I have a question regarding the rlog normalization.
I have many samples to compare, with only one factor. A vs Treat, B vs Treat, C vs Treat ... So, should I put everything in the same DESeqDataSet object even though the variability between groups is very large (I did the differential expression analysis with the comparisons separated), and then calculate the rlog of all samples?, Or put the different comparisons in different DESeqDataSet objects and extract the rlog of each comparison, and later join the rlogs by EnsemblID?
Thank you!
Yes, I read that in the vignette, thank you Professor Love!
However, I still have the doubt of whether to group everything in the same DESeqDataSet or to separate it into different ones.

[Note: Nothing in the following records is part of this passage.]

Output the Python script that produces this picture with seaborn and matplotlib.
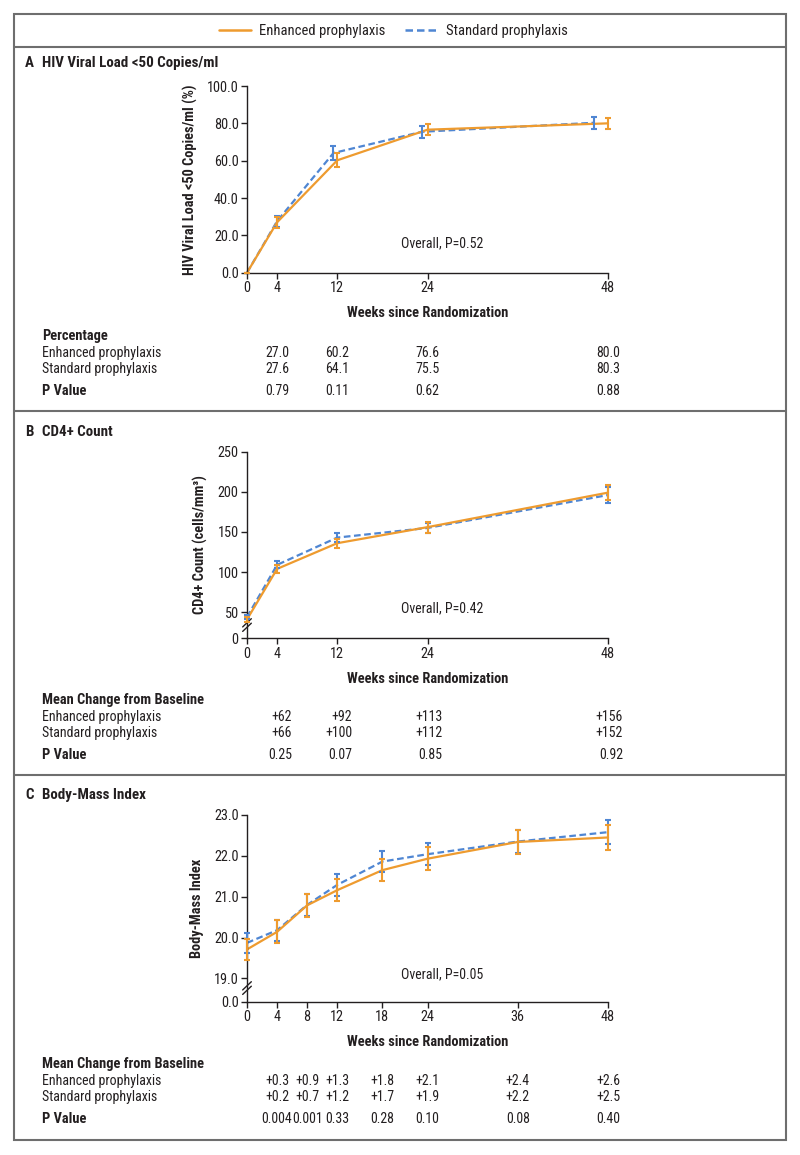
import numpy as np
import pandas as pd
import seaborn as sns
import matplotlib.pyplot as plt
from matplotlib import font_manager
from matplotlib.lines import Line2D
from matplotlib.patches import Rectangle
from matplotlib.transforms import blended_transform_factory

# ---- data ----
groups = ['Enhanced prophylaxis', 'Standard prophylaxis']

# A: HIV viral load <50 copies/ml (%)
a_weeks_enh = [0, 4, 12, 24, 48]
a_weeks_std = [0, 4, 11.5, 23.3, 46.1]
a_enh = [0, 27.0, 60.2, 76.6, 80.0]
a_std = [0, 27.6, 64.1, 75.5, 80.3]
a_err_enh = [0, 3.0, 3.8, 3.1, 3.0]
a_err_std = [0, 3.0, 3.6, 3.1, 3.3]
a_ticks = [0, 4, 12, 24, 48]
a_tab_weeks = [4, 12, 24, 48]
a_tab_enh = ['27.0', '60.2', '76.6', '80.0']
a_tab_std = ['27.6', '64.1', '75.5', '80.3']
a_tab_p = ['0.79', '0.11', '0.62', '0.88']

# B: CD4+ count
b_weeks = [0, 4, 12, 24, 48]
b_enh = [41, 104, 136, 156, 199]
b_std = [44, 109, 143, 155, 196]
b_err_enh = [3, 4.8, 5.8, 6.9, 9.4]
b_err_std = [3, 4.5, 6.0, 6.5, 9.8]
b_ticks = [0, 4, 12, 24, 48]
b_tab_weeks = [4, 12, 24, 48]
b_tab_enh = ['+62', '+92', '+113', '+156']
b_tab_std = ['+66', '+100', '+112', '+152']
b_tab_p = ['0.25', '0.07', '0.85', '0.92']

# C: body-mass index
c_weeks = [0, 4, 8, 12, 18, 24, 36, 48]
c_enh = [19.71, 20.14, 20.79, 21.16, 21.65, 21.93, 22.34, 22.45]
c_std = [19.87, 20.18, 20.80, 21.29, 21.86, 22.04, 22.35, 22.58]
c_err_enh = [0.25, 0.28, 0.28, 0.27, 0.27, 0.28, 0.29, 0.31]
c_err_std = [0.24, 0.26, 0.27, 0.27, 0.26, 0.27, 0.29, 0.30]
c_ticks = [0, 4, 8, 12, 18, 24, 36, 48]
c_tab_weeks = [4, 8, 12, 18, 24, 36, 48]
c_tab_enh = ['+0.3', '+0.9', '+1.3', '+1.8', '+2.1', '+2.4', '+2.6']
c_tab_std = ['+0.2', '+0.7', '+1.2', '+1.7', '+1.9', '+2.2', '+2.5']
c_tab_p = ['0.004', '0.001', '0.33', '0.28', '0.10', '0.08', '0.40']

ORANGE = '#EE9B2F'
BLUE = '#4F86D3'
INK = '#231F20'
FRAME = '#6E6E6E'

sns.set_theme(style='ticks')

# the original uses a narrow sans; take a condensed face if one is installed
installed = {f.name for f in font_manager.fontManager.ttflist}
if 'Liberation Sans Narrow' in installed:
    FAMILY, FS = 'Liberation Sans Narrow', 10
elif 'Roboto Condensed' in installed:
    FAMILY, FS = 'Roboto Condensed', 10
else:
    FAMILY, FS = 'Liberation Sans', 8.8
plt.rcParams['font.family'] = [FAMILY, 'DejaVu Sans']
plt.rcParams['font.size'] = FS
plt.rcParams['text.color'] = INK
plt.rcParams['axes.labelcolor'] = INK
plt.rcParams['xtick.color'] = INK
plt.rcParams['ytick.color'] = INK

FS_BOLD = FS + 0.4
FS_TITLE = FS + 0.8

W, H = 800, 1155
fig = plt.figure(figsize=(W / 100, H / 100), dpi=100)


def fx(px):
    return px / W


def fy(px):
    return 1 - px / H


def make_axes(top_px, bottom_px):
    return fig.add_axes([fx(247), fy(bottom_px), fx(608) - fx(247), (bottom_px - top_px) / H])


def draw_series(ax, w_enh, enh, e_enh, w_std, std, e_std):
    df = pd.concat([
        pd.DataFrame({'week': w_std, 'value': std, 'group': groups[1]}),
        pd.DataFrame({'week': w_enh, 'value': enh, 'group': groups[0]}),
    ])
    sns.lineplot(data=df, x='week', y='value', hue='group', style='group',
                 hue_order=[groups[1], groups[0]], style_order=[groups[1], groups[0]],
                 palette={groups[0]: ORANGE, groups[1]: BLUE},
                 dashes={groups[0]: '', groups[1]: (3, 1.6)},
                 linewidth=1.6, legend=False, ax=ax, clip_on=False, sort=False)
    ax.errorbar(w_std, std, yerr=e_std, fmt='none', ecolor=BLUE, elinewidth=1.5,
                capsize=2.5, capthick=1.5, clip_on=False, zorder=3)
    ax.errorbar(w_enh, enh, yerr=e_enh, fmt='none', ecolor=ORANGE, elinewidth=1.5,
                capsize=2.5, capthick=1.5, clip_on=False, zorder=4)


def style_axes(ax, xticks, ylabel, label_x):
    sns.despine(ax=ax)
    ax.set_xlim(0, 48)
    ax.set_xticks(xticks)
    ax.set_xticklabels([str(t) for t in xticks])
    ax.tick_params(axis='both', length=4, width=1, labelsize=FS + 0.3, pad=2)
    for s in ['left', 'bottom']:
        ax.spines[s].set_color(INK)
        ax.spines[s].set_linewidth(1)
    ax.set_xlabel('Weeks since Randomization', fontweight='bold', fontsize=FS_BOLD, labelpad=8)
    ax.set_ylabel(ylabel, fontweight='bold', fontsize=FS_BOLD)
    ax.yaxis.set_label_coords(label_x, 0.5)
    ax.grid(False)
    ax.set_facecolor('none')


def axis_break(ax, yfrac):
    dx, dy = 0.012, 0.022
    for off in (-0.012, 0.012):
        ax.plot([-dx, dx], [yfrac + off - dy, yfrac + off + dy], transform=ax.transAxes,
                color=INK, lw=1, clip_on=False)


def table(ax, header, weeks, enh, std, pvals, y_head, align='center', shift=0.0):
    tr = blended_transform_factory(ax.transData, fig.transFigure)
    fig.text(fx(42), fy(y_head), header, fontweight='bold', fontsize=FS_BOLD, va='center')
    fig.text(fx(42), fy(y_head + 17), groups[0], va='center')
    fig.text(fx(42), fy(y_head + 33), groups[1], va='center')
    fig.text(fx(42), fy(y_head + 55), 'P Value', fontweight='bold', fontsize=FS_BOLD, va='center')
    for w, e, s, p in zip(weeks, enh, std, pvals):
        ax.text(w + shift, fy(y_head + 17), e, transform=tr, ha=align, va='center')
        ax.text(w + shift, fy(y_head + 33), s, transform=tr, ha=align, va='center')
        ax.text(w + shift, fy(y_head + 55), p, transform=tr, ha=align, va='center')


# ---- Panel A ----
axA = make_axes(86, 272.7)
draw_series(axA, a_weeks_enh, a_enh, a_err_enh, a_weeks_std, a_std, a_err_std)
axA.set_ylim(0, 100)
axA.set_yticks([0, 20, 40, 60, 80, 100])
axA.set_yticklabels(['0.0', '20.0', '40.0', '60.0', '80.0', '100.0'])
style_axes(axA, a_ticks, 'HIV Viral Load <50 Copies/ml (%)', -0.137)
axA.text(26, 16, 'Overall, P=0.52', ha='center', va='center')
fig.text(fx(25), fy(63), 'A', fontweight='bold', fontsize=FS_TITLE, va='center')
fig.text(fx(42), fy(63), 'HIV Viral Load <50 Copies/ml', fontweight='bold', fontsize=FS_TITLE, va='center')
table(axA, 'Percentage', a_tab_weeks, a_tab_enh, a_tab_std, a_tab_p, 336)

# ---- Panel B ----
axB = make_axes(451.7, 638.3)
draw_series(axB, b_weeks, b_enh, b_err_enh, b_weeks, b_std, b_err_std)
axB.set_ylim(17.5, 250)
axB.set_yticks([17.5, 50, 100, 150, 200, 250])
axB.set_yticklabels(['0', '50', '100', '150', '200', '250'])
style_axes(axB, b_ticks, 'CD4+ Count (cells/mm\u00b3)', -0.108)
axis_break(axB, 0.071)
axB.text(26, 55, 'Overall, P=0.42', ha='center', va='center')
fig.text(fx(25), fy(432), 'B', fontweight='bold', fontsize=FS_TITLE, va='center')
fig.text(fx(42), fy(432), 'CD4+ Count', fontweight='bold', fontsize=FS_TITLE, va='center')
table(axB, 'Mean Change from Baseline', b_tab_weeks, b_tab_enh, b_tab_std, b_tab_p, 700,
      align='right', shift=2.0)

# ---- Panel C ----
axC = make_axes(815, 1001.7)
draw_series(axC, c_weeks, c_enh, c_err_enh, c_weeks, c_std, c_err_std)
axC.set_ylim(18.43, 23)
axC.set_yticks([18.43, 19, 20, 21, 22, 23])
axC.set_yticklabels(['0.0', '19.0', '20.0', '21.0', '22.0', '23.0'])
style_axes(axC, c_ticks, 'Body-Mass Index', -0.119)
axis_break(axC, 0.073)
axC.text(26, 19.1, 'Overall, P=0.05', ha='center', va='center')
fig.text(fx(25), fy(795), 'C', fontweight='bold', fontsize=FS_TITLE, va='center')
fig.text(fx(42), fy(795), 'Body-Mass Index', fontweight='bold', fontsize=FS_TITLE, va='center')
table(axC, 'Mean Change from Baseline', c_tab_weeks, c_tab_enh, c_tab_std, c_tab_p, 1064)

# ---- frame, separators, legend ----
fig.add_artist(Rectangle((fx(14), fy(1140)), fx(786) - fx(14), (1140 - 14) / H,
                         transform=fig.transFigure, fill=False, ec=FRAME, lw=1.5))
for ypx in (47, 411, 775):
    fig.add_artist(Line2D([fx(14), fx(786)], [fy(ypx), fy(ypx)], transform=fig.transFigure,
                          color=FRAME, lw=1.5))

handles = [Line2D([], [], color=ORANGE, lw=1.8),
           Line2D([], [], color=BLUE, lw=1.8, dashes=(3, 1.6))]
fig.legend(handles, groups, loc='center', bbox_to_anchor=(fx(393), fy(31)), ncol=2,
           frameon=False, handlelength=2.2, handletextpad=0.6, columnspacing=1.3,
           fontsize=FS + 0.5)

fig.savefig('out.png', dpi=100)
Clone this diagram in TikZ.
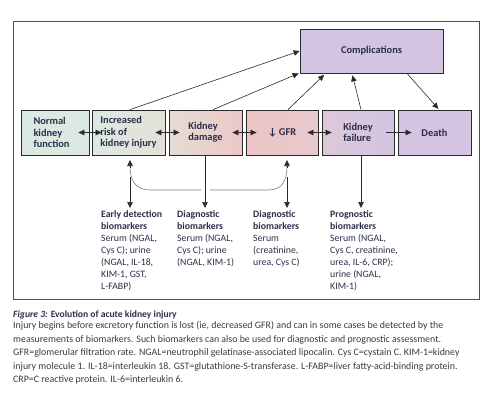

I suppose that to perform data visualization, it is better to put everything together, and for differential analysis to do everything separately, right?
Also, I am seeing if I transform them with blind = F, since between groups I expect great genetic variability (not within the groups themselves). Although if I want to do an unsupervised hierarchical clustering with a z-score of very different tumor samples to cluster them transcriptomically, would you apply blind = T?
Thank you so much!
The question about "whether to group everything in the same DESeqDataSet or to separate it into different ones" is a FAQ in the vignette.
I recommend
blind=FALSE
generally. The design is not used in performing the transformation, which is fixed for all samples equally. It is only used to understand the global amount of within-group variability. It will still be unsupervised withblind=FALSE
.